More importantly, the Kremlin was advocating that Mr. Yanukoych use force, if necessary, to clear protesters from the streets of his capital. Sergei Glaziyev, a Kremlin spokesmen on Ukraine, explicitly urged this. And after Mr. Yanukovych visited Mr. Putin in Sochi, the Ukrainian leader followed Mr. Glaziyev's advice. In doing so, Mr. Yanukovych had a problem. The normal method for crowd-control operations is to use large numbers of police armed with shields and clubs. But in Ukraine, the police as a whole were and are not willing to use violence against their own peacefully demonstrating citizens. Only certain police units were "reliable." To disperse the demonstrators, some high-level tactician came up with the idea of using live ammunition and sniper fire against the demonstrators—to promote panic.

The result was scores of dead, mainly, but not exclusively protesters. The violence finally persuaded the EU to enact financial sanctions against the Ukrainian officials, which prompted the mass defection from Yanukovych's Party of the Regions and downfall of his government. The Kremlin's support for the force option did not enhance its appeal anywhere in the country, with the possible exception of Crimea. Indeed, Kyiv is still thick with rumors that Russian Spetznatz (special forces) were among the snipers and Russian provocateurs were active on the Euromaidan.


The disastrous results for the Kremlin of Mr. Yanukovych's use of snipers did not persuade Mr. Putin to pause. Instead, he doubled down on force, sending troops—sometimes acknowledged as Russian, sometimes not—out from the Russian Black Sea base in Sevastopol to establish full control over the Crimean Peninsula, in flagrant violation of Russian commitments under the Budapest Memorandum and international law. Russian Federation officials and media intoned that ethnic Russians and Russian speaking Ukrainians in the East an South of Ukraine were under threat from the "fascists" and "extreme nationalists" in the "illegitimate government" in Kyiv. Mr. Putin and other officials claimed the right to protect these people.

The Kremlin also encouraged demonstrations in Crimea and the East of Ukraine against the government in Kyiv. While such demonstrations occurred without serious resistance in Crimea, where Russian troops roam the streets, in other cities, including Donetsk and Kharkiv, pro-Russian demonstrators were usually outnumbered by supporters of the Kyiv government. Even the bussing in of "pro-Russian" demonstrators from Russia had not turned the tide in favor of Mr. Putin on the streets of eastern Ukraine.

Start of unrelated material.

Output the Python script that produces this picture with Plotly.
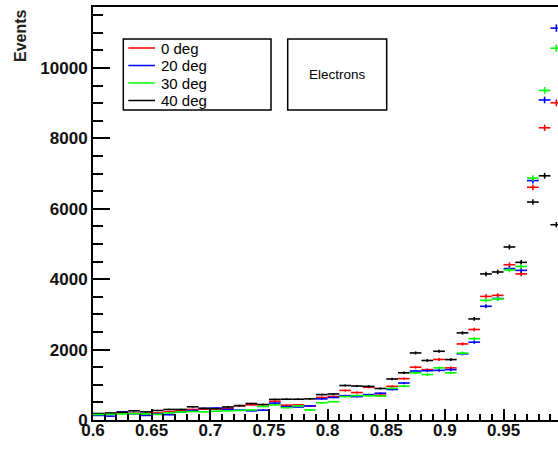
import numpy as np
import plotly.graph_objects as go

# ---- data (bin centers, counts per series) ----
bin_centers = [round(0.605 + 0.01 * i, 3) for i in range(40)]
bin_half_width = 0.005

deg0 = [150, 170, 200, 190, 170, 200, 240, 260, 300, 310,
        320, 330, 400, 430, 390, 530, 420, 430, 400, 640,
        670, 840, 780, 930, 705, 955, 1175, 1500, 1430, 1720,
        1480, 2160, 2570, 3510, 3540, 4410, 4150, 6610, 8300, 9010]
deg20 = [130, 110, 230, 180, 130, 170, 150, 230, 270, 330,
         340, 300, 280, 260, 280, 480, 380, 370, 400, 600,
         640, 690, 665, 720, 760, 868, 1050, 1390, 1400, 1410,
         1430, 1880, 2210, 3230, 3450, 4300, 4250, 6800, 9090, 11130]
deg30 = [155, 160, 170, 180, 170, 158, 200, 230, 240, 230,
         250, 260, 270, 285, 385, 428, 350, 400, 285, 490,
         520, 665, 695, 690, 680, 900, 960, 1340, 1290, 1480,
         1340, 1900, 2310, 3400, 3440, 4260, 4360, 6870, 9360, 10560]
deg40 = [185, 200, 220, 260, 230, 270, 300, 300, 375, 330,
         320, 370, 410, 468, 440, 585, 590, 590, 600, 722,
         740, 980, 965, 955, 895, 1165, 1340, 1905, 1690, 1952,
         1716, 2474, 2871, 4148, 4204, 4914, 4477, 6190, 6936, 5546]

series_names = ["0 deg", "20 deg", "30 deg", "40 deg"]
series_values = [deg0, deg20, deg30, deg40]
series_colors = ["#ff0000", "#0000ff", "#00ff00", "#000000"]
draw_order = [0, 1, 3, 2]

x_ticks = [0.6, 0.65, 0.7, 0.75, 0.8, 0.85, 0.9, 0.95]
x_tick_labels = ["0.6", "0.65", "0.7", "0.75", "0.8", "0.85", "0.9", "0.95"]
y_ticks = [0, 2000, 4000, 6000, 8000, 10000]
y_tick_labels = ["0", "2000", "4000", "6000", "8000", "10000"]
y_title = "Events"
label_text = "Electrons"

# ---- layout geometry (pixels) ----
W, H = 558, 455
L, R, T, B = 93, 0, 7, 35
PW, PH = W - L - R, H - T - B


def pxx(x):
    return (x - L) / PW


def pxy(y):
    return 1 - (y - T) / PH


FONT = "Liberation Sans, Arial, sans-serif"

fig = go.Figure()
for i in draw_order:
    vals = np.array(series_values[i], dtype=float)
    fig.add_trace(go.Scatter(
        x=bin_centers, y=vals, mode="markers", name=series_names[i],
        marker=dict(size=1, color=series_colors[i]),
        error_x=dict(type="constant", value=bin_half_width, width=0,
                     thickness=1.6, color=series_colors[i]),
        error_y=dict(type="data", array=np.sqrt(vals), width=0,
                     thickness=1.6, color=series_colors[i]),
        showlegend=False,
    ))

shapes = []
annotations = []

# legend box (drawn like the ROOT TLegend)
lx0, lx1, ly0, ly1 = 123.3, 271, 39, 110
shapes.append(dict(type="rect", xref="paper", yref="paper",
                   x0=pxx(lx0), x1=pxx(lx1), y0=pxy(ly1), y1=pxy(ly0),
                   line=dict(color="black", width=1.5), fillcolor="white", layer="above"))
entry_y = [48.0, 65.5, 83.0, 100.5]
for name, col, ey in zip(series_names, series_colors, entry_y):
    shapes.append(dict(type="line", xref="paper", yref="paper",
                       x0=pxx(128.3), x1=pxx(155), y0=pxy(ey), y1=pxy(ey),
                       line=dict(color=col, width=1.5), layer="above"))
    annotations.append(dict(xref="paper", yref="paper", x=pxx(158.5), y=pxy(ey),
                            text=name, showarrow=False, xanchor="left", yanchor="middle",
                            font=dict(family=FONT, size=15, color="black")))

# "Electrons" text box
shapes.append(dict(type="rect", xref="paper", yref="paper",
                   x0=pxx(287.7), x1=pxx(386.7), y0=pxy(110), y1=pxy(39),
                   line=dict(color="black", width=1.5), fillcolor="white", layer="above"))
annotations.append(dict(xref="paper", yref="paper", x=pxx(337.2), y=pxy(75),
                        text=label_text, showarrow=False, xanchor="center", yanchor="middle",
                        font=dict(family=FONT, size=13.5, color="black")))

# y-axis title, right-adjusted at top like ROOT
annotations.append(dict(xref="paper", yref="paper", x=pxx(20.5), y=pxy(35.5),
                        text=y_title, showarrow=False, textangle=-90,
                        xanchor="center", yanchor="middle",
                        font=dict(family=FONT, size=16, color="#222222", weight="bold")))

fig.update_layout(
    width=W, height=H,
    margin=dict(l=L, r=R, t=T, b=B, pad=0),
    paper_bgcolor="white", plot_bgcolor="white",
    shapes=shapes, annotations=annotations,
    showlegend=False,
)
fig.update_xaxes(
    range=[0.6, 0.6 + PW / 1173.0],
    tickmode="array", tickvals=x_ticks, ticktext=x_tick_labels,
    ticks="inside", ticklen=11, tickwidth=1.5, tickcolor="black",
    minor=dict(tickmode="linear", tick0=0.6, dtick=0.01, ticks="inside",
               ticklen=6, tickwidth=1.5, tickcolor="black"),
    showline=True, linewidth=2, linecolor="black", mirror=True,
    showgrid=False, zeroline=False, ticklabelstandoff=-6,
    tickfont=dict(family=FONT, size=17, color="#111111", weight="bold"),
)
fig.update_yaxes(
    range=[0, 11730],
    tickmode="array", tickvals=y_ticks, ticktext=y_tick_labels,
    ticks="inside", ticklen=17, tickwidth=1.5, tickcolor="black",
    minor=dict(tickmode="linear", tick0=0, dtick=500, ticks="inside",
               ticklen=10, tickwidth=1.5, tickcolor="black"),
    showline=True, linewidth=2, linecolor="black", mirror=False,
    showgrid=False, zeroline=False,
    tickfont=dict(family=FONT, size=17, color="#111111", weight="bold"),
)

fig.write_html("out.html", config={"displayModeBar": False},
               post_script="document.body.style.margin='0';document.body.style.overflow='hidden';")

Moscow's position in the East was also weakened by the success of the new government in Kyiv in reaching out to major oligarchs from that region. Perhaps the brilliant tactical hand of the recently released Yulya Tymoshenko was behind the decision to offer the governership of Donetsk oblast' to Donbass oligarch Serhiy Taruta, and the governorship of Dnipropetrovsk to Ihor Kolomoisky. Of greater note is the fact that the latter position was first offered to Viktor Pinchuk, a long time foe of Tymoshenko. That offer showed that, for Tymoshenko and the government in Kyiv, the national danger posed by Moscow trumps other considerations. The public statements of Rinat Akhmetov, the richest man in the country and long time bankroller of Mr. Yanukovuych, is another indicator of oligarch solidarity in favor of a unified Ukraine within its current borders.